DATA FOR THIS TASK:

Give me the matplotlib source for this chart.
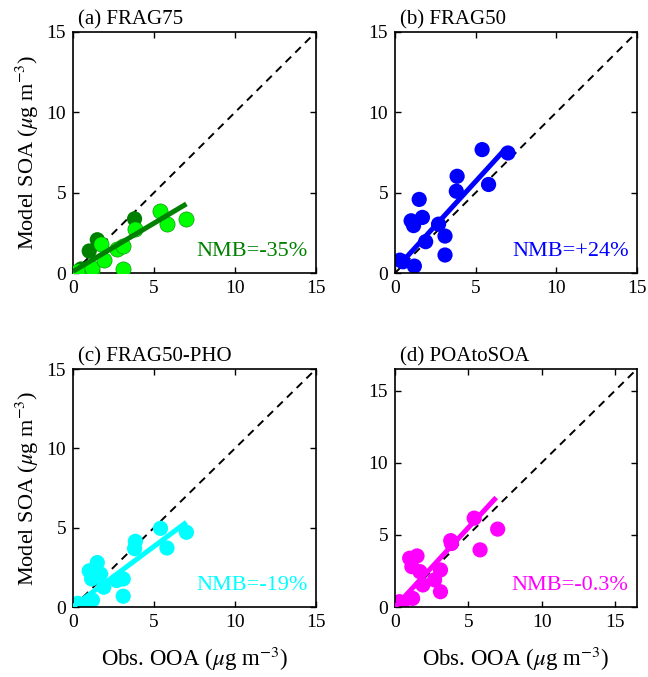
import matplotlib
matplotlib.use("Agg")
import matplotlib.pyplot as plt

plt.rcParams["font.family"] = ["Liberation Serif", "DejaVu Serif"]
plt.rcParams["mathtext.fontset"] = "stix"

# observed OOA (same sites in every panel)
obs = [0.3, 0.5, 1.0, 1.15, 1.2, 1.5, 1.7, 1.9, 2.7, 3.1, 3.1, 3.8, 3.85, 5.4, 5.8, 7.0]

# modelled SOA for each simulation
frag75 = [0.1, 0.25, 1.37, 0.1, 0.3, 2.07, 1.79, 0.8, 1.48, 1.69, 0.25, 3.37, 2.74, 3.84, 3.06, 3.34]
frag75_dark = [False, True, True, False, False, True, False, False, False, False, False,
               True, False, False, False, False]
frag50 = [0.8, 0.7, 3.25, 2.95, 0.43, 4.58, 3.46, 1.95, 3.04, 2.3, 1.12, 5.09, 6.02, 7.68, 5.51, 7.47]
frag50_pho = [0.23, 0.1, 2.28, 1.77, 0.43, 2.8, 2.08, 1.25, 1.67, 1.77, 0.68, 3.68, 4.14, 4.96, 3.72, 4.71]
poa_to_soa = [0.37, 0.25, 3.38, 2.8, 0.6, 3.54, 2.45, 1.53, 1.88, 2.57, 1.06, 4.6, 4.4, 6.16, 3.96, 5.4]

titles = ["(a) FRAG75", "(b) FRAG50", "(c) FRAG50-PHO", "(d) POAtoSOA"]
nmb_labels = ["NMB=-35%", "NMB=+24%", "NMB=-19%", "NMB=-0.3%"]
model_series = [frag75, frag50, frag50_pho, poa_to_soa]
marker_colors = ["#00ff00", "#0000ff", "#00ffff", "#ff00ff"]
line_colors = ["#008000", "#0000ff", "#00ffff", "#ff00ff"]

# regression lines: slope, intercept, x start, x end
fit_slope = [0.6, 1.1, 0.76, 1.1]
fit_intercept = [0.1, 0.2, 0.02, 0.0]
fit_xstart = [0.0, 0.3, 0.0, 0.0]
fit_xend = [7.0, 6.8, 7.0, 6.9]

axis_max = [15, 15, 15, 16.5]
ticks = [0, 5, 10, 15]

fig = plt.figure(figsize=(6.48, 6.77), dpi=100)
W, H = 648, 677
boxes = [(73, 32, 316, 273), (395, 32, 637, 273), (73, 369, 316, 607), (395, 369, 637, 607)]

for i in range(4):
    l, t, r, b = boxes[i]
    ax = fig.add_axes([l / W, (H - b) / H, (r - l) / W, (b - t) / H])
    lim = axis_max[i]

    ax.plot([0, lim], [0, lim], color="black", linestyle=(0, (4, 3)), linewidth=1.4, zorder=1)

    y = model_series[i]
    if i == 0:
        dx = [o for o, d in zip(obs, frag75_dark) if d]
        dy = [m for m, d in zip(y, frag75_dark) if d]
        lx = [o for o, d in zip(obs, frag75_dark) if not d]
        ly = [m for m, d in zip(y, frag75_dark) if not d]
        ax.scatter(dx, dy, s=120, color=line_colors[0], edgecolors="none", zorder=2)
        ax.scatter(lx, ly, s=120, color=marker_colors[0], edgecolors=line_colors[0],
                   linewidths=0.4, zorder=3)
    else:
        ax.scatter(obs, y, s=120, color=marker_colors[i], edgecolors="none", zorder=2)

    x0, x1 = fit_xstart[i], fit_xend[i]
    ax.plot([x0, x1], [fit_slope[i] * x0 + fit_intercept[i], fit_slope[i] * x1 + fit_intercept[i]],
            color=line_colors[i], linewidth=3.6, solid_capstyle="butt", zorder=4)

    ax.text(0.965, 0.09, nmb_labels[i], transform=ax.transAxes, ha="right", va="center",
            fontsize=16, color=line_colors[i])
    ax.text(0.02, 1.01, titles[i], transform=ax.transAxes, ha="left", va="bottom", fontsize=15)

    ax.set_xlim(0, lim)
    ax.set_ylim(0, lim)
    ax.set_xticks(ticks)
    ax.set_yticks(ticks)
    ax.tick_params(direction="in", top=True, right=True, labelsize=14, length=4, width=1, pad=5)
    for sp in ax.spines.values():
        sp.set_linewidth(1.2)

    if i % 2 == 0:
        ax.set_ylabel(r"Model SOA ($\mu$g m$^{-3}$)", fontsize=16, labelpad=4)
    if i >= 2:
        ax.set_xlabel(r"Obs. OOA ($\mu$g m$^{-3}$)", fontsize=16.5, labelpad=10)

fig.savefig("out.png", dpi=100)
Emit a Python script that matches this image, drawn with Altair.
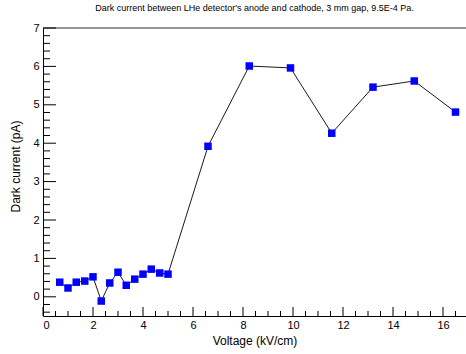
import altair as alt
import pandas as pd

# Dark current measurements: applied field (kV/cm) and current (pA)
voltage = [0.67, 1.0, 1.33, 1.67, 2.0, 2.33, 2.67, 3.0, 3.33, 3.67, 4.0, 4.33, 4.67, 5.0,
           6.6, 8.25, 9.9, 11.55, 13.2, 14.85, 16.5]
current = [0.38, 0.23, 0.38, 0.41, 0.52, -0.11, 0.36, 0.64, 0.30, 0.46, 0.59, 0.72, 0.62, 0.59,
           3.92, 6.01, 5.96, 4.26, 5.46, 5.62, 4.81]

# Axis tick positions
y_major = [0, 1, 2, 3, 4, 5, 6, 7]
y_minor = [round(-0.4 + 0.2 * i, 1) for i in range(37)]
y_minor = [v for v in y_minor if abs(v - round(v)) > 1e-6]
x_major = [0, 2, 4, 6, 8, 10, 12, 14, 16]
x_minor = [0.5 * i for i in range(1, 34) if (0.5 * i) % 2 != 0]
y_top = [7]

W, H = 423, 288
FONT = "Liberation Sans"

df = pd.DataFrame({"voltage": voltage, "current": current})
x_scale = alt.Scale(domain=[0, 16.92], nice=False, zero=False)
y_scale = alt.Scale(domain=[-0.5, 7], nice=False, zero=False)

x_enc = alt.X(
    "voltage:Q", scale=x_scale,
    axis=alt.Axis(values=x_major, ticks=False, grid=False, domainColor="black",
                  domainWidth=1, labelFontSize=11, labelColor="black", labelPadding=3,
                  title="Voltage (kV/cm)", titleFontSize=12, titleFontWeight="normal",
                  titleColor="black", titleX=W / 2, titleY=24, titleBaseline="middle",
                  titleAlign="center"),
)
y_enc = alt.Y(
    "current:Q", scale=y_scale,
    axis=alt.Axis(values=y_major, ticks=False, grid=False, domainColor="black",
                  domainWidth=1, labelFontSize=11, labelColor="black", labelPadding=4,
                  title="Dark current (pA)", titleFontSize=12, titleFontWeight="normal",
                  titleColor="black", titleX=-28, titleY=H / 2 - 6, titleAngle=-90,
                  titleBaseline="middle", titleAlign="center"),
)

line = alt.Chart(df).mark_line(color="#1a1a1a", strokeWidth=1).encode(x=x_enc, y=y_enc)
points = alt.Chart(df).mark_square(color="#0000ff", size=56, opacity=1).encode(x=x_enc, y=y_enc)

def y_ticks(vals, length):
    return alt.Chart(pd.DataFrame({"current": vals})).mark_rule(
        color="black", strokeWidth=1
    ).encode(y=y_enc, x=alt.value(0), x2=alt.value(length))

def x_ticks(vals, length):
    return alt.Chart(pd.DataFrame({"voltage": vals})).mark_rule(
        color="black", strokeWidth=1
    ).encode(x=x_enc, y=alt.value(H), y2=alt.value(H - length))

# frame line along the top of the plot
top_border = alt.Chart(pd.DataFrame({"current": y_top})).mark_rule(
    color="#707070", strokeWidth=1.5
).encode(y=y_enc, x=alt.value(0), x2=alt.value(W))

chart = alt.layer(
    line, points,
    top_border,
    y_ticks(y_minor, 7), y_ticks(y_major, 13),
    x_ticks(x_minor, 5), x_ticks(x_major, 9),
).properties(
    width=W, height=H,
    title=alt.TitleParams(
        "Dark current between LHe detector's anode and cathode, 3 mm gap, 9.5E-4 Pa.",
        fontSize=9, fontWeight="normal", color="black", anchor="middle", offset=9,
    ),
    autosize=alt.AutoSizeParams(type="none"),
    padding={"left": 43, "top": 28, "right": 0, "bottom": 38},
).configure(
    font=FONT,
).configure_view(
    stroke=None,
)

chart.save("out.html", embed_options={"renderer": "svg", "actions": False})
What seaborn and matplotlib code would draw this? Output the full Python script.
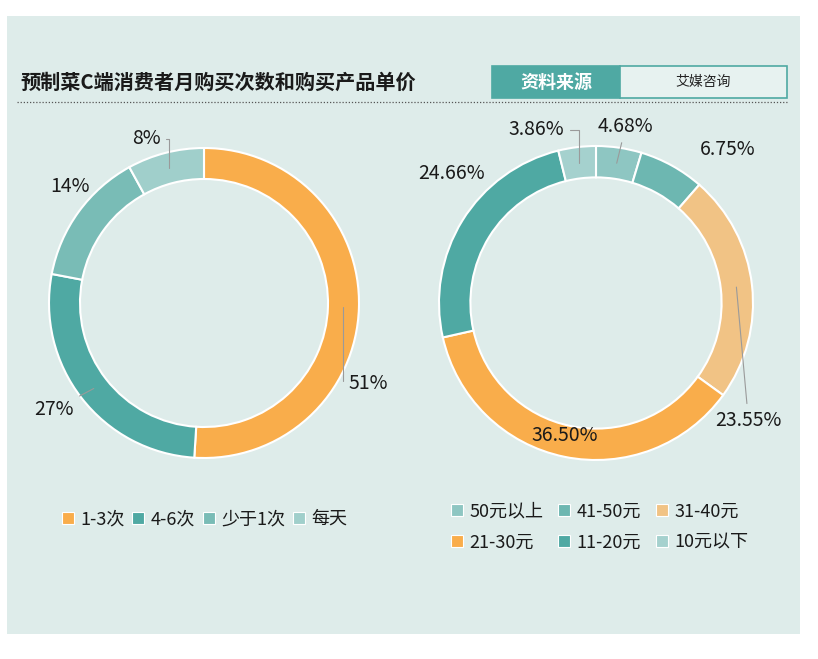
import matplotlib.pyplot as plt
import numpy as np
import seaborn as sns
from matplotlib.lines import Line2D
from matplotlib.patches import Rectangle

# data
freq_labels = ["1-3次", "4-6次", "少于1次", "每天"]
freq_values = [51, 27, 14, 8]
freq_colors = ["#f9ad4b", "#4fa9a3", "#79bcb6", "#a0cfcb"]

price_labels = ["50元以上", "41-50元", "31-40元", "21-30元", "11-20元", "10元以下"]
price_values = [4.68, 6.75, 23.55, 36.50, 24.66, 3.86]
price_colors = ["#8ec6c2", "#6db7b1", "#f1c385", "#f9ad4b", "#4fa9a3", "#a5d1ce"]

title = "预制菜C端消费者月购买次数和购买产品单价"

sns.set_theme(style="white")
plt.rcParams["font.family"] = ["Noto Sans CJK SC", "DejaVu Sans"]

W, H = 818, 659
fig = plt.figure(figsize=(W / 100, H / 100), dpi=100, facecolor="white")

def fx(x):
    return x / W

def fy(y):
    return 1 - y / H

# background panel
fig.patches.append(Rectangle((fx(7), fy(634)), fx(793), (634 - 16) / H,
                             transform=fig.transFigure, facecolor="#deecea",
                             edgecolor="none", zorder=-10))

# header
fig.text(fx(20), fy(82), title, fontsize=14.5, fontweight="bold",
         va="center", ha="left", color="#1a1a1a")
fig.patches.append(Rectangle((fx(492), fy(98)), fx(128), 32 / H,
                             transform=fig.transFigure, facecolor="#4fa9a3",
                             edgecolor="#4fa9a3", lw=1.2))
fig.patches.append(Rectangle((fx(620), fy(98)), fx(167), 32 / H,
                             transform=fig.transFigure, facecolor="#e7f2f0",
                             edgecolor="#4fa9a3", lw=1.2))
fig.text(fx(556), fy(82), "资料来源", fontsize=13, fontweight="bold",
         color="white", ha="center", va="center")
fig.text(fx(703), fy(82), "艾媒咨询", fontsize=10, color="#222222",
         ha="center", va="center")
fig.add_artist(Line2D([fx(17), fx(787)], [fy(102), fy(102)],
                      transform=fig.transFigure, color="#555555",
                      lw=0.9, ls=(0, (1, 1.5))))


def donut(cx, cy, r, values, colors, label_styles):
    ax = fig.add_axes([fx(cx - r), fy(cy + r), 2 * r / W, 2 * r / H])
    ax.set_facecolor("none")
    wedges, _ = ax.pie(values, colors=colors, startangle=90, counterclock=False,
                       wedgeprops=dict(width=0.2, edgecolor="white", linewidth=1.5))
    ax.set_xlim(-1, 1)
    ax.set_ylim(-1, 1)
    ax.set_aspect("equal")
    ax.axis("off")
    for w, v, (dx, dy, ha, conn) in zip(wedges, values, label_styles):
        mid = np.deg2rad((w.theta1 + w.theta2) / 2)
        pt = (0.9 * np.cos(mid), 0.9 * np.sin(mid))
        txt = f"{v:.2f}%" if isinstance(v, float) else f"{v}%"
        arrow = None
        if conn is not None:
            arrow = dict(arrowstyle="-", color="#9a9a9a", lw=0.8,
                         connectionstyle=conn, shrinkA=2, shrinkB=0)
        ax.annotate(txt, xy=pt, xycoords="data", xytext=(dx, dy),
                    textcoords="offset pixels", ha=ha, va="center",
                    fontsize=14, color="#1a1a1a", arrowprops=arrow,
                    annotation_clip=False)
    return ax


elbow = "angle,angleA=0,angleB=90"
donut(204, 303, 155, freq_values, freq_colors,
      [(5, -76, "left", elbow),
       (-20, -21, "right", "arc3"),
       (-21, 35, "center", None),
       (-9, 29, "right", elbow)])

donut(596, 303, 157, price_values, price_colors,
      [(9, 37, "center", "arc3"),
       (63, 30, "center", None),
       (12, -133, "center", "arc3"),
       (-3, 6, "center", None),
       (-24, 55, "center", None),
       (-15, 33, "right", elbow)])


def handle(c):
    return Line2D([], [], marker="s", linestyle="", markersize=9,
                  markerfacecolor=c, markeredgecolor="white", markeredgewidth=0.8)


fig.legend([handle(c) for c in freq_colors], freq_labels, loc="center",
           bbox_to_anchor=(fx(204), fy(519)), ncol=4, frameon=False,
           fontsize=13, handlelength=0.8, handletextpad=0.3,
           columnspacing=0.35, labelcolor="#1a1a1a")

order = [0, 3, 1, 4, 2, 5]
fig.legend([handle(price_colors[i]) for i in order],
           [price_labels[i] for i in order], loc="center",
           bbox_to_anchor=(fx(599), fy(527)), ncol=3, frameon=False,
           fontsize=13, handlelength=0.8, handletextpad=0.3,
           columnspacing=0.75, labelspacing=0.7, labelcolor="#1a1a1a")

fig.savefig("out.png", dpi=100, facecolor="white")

STATED TASK: Both the line with "What seaborn and" and the line with "lw=0.9, ls=(0, (1, 1.5))))" are included: reproduce them and every line between, exactly, with pictures omitted.

ANSWER TO THE PROBLEM:
What seaborn and matplotlib code would draw this? Output the full Python script.
import matplotlib.pyplot as plt
import numpy as np
import seaborn as sns
from matplotlib.lines import Line2D
from matplotlib.patches import Rectangle

# data
freq_labels = ["1-3次", "4-6次", "少于1次", "每天"]
freq_values = [51, 27, 14, 8]
freq_colors = ["#f9ad4b", "#4fa9a3", "#79bcb6", "#a0cfcb"]

price_labels = ["50元以上", "41-50元", "31-40元", "21-30元", "11-20元", "10元以下"]
price_values = [4.68, 6.75, 23.55, 36.50, 24.66, 3.86]
price_colors = ["#8ec6c2", "#6db7b1", "#f1c385", "#f9ad4b", "#4fa9a3", "#a5d1ce"]

title = "预制菜C端消费者月购买次数和购买产品单价"

sns.set_theme(style="white")
plt.rcParams["font.family"] = ["Noto Sans CJK SC", "DejaVu Sans"]

W, H = 818, 659
fig = plt.figure(figsize=(W / 100, H / 100), dpi=100, facecolor="white")

def fx(x):
    return x / W

def fy(y):
    return 1 - y / H

# background panel
fig.patches.append(Rectangle((fx(7), fy(634)), fx(793), (634 - 16) / H,
                             transform=fig.transFigure, facecolor="#deecea",
                             edgecolor="none", zorder=-10))

# header
fig.text(fx(20), fy(82), title, fontsize=14.5, fontweight="bold",
         va="center", ha="left", color="#1a1a1a")
fig.patches.append(Rectangle((fx(492), fy(98)), fx(128), 32 / H,
                             transform=fig.transFigure, facecolor="#4fa9a3",
                             edgecolor="#4fa9a3", lw=1.2))
fig.patches.append(Rectangle((fx(620), fy(98)), fx(167), 32 / H,
                             transform=fig.transFigure, facecolor="#e7f2f0",
                             edgecolor="#4fa9a3", lw=1.2))
fig.text(fx(556), fy(82), "资料来源", fontsize=13, fontweight="bold",
         color="white", ha="center", va="center")
fig.text(fx(703), fy(82), "艾媒咨询", fontsize=10, color="#222222",
         ha="center", va="center")
fig.add_artist(Line2D([fx(17), fx(787)], [fy(102), fy(102)],
                      transform=fig.transFigure, color="#555555",
                      lw=0.9, ls=(0, (1, 1.5))))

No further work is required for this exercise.